SHORT EXERCISE
Transcribe all of the material exactly, except for its pictures.
>>>>
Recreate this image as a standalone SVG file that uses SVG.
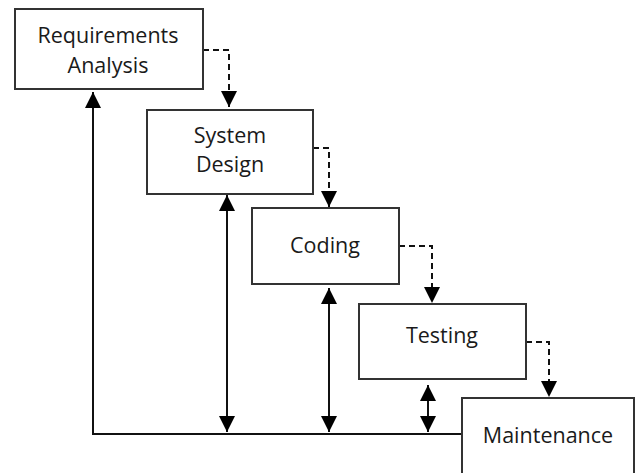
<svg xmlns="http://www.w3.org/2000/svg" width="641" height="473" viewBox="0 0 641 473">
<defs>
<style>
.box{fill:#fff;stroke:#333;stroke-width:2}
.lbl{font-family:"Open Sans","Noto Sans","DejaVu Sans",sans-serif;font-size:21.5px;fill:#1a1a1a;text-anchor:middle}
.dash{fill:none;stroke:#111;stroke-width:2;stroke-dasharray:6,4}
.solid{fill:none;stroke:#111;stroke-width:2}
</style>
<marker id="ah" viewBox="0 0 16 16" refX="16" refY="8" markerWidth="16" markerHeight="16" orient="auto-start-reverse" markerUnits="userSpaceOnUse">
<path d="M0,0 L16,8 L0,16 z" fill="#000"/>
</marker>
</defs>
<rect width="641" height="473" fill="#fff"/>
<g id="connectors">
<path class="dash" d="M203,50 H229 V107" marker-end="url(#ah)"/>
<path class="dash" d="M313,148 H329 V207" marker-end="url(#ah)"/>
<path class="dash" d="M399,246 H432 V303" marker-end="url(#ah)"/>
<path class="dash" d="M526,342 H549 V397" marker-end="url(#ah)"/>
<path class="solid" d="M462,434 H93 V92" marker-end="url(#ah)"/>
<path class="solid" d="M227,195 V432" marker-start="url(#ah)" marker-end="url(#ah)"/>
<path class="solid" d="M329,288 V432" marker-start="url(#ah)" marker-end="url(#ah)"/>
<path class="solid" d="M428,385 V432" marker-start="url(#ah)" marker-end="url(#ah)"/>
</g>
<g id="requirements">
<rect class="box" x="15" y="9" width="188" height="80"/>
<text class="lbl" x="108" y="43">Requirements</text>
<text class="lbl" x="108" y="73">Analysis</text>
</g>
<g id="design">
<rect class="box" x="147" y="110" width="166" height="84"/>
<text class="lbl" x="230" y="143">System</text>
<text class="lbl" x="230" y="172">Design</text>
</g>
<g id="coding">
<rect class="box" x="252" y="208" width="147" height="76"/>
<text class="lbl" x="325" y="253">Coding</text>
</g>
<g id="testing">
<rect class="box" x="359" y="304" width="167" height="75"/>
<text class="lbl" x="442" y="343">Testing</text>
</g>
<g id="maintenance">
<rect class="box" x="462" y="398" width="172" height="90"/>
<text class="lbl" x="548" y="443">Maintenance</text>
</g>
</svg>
<<<<
THE COMPLETED TASK
Recreate this image as a standalone SVG file that uses SVG.
<svg xmlns="http://www.w3.org/2000/svg" width="641" height="473" viewBox="0 0 641 473">
<defs>
<style>
.box{fill:#fff;stroke:#333;stroke-width:2}
.lbl{font-family:"Open Sans","Noto Sans","DejaVu Sans",sans-serif;font-size:21.5px;fill:#1a1a1a;text-anchor:middle}
.dash{fill:none;stroke:#111;stroke-width:2;stroke-dasharray:6,4}
.solid{fill:none;stroke:#111;stroke-width:2}
</style>
<marker id="ah" viewBox="0 0 16 16" refX="16" refY="8" markerWidth="16" markerHeight="16" orient="auto-start-reverse" markerUnits="userSpaceOnUse">
<path d="M0,0 L16,8 L0,16 z" fill="#000"/>
</marker>
</defs>
<rect width="641" height="473" fill="#fff"/>
<g id="connectors">
<path class="dash" d="M203,50 H229 V107" marker-end="url(#ah)"/>
<path class="dash" d="M313,148 H329 V207" marker-end="url(#ah)"/>
<path class="dash" d="M399,246 H432 V303" marker-end="url(#ah)"/>
<path class="dash" d="M526,342 H549 V397" marker-end="url(#ah)"/>
<path class="solid" d="M462,434 H93 V92" marker-end="url(#ah)"/>
<path class="solid" d="M227,195 V432" marker-start="url(#ah)" marker-end="url(#ah)"/>
<path class="solid" d="M329,288 V432" marker-start="url(#ah)" marker-end="url(#ah)"/>
<path class="solid" d="M428,385 V432" marker-start="url(#ah)" marker-end="url(#ah)"/>
</g>
<g id="requirements">
<rect class="box" x="15" y="9" width="188" height="80"/>
<text class="lbl" x="108" y="43">Requirements</text>
<text class="lbl" x="108" y="73">Analysis</text>
</g>
<g id="design">
<rect class="box" x="147" y="110" width="166" height="84"/>
<text class="lbl" x="230" y="143">System</text>
<text class="lbl" x="230" y="172">Design</text>
</g>
<g id="coding">
<rect class="box" x="252" y="208" width="147" height="76"/>
<text class="lbl" x="325" y="253">Coding</text>
</g>
<g id="testing">
<rect class="box" x="359" y="304" width="167" height="75"/>
<text class="lbl" x="442" y="343">Testing</text>
</g>
<g id="maintenance">
<rect class="box" x="462" y="398" width="172" height="90"/>
<text class="lbl" x="548" y="443">Maintenance</text>
</g>
</svg>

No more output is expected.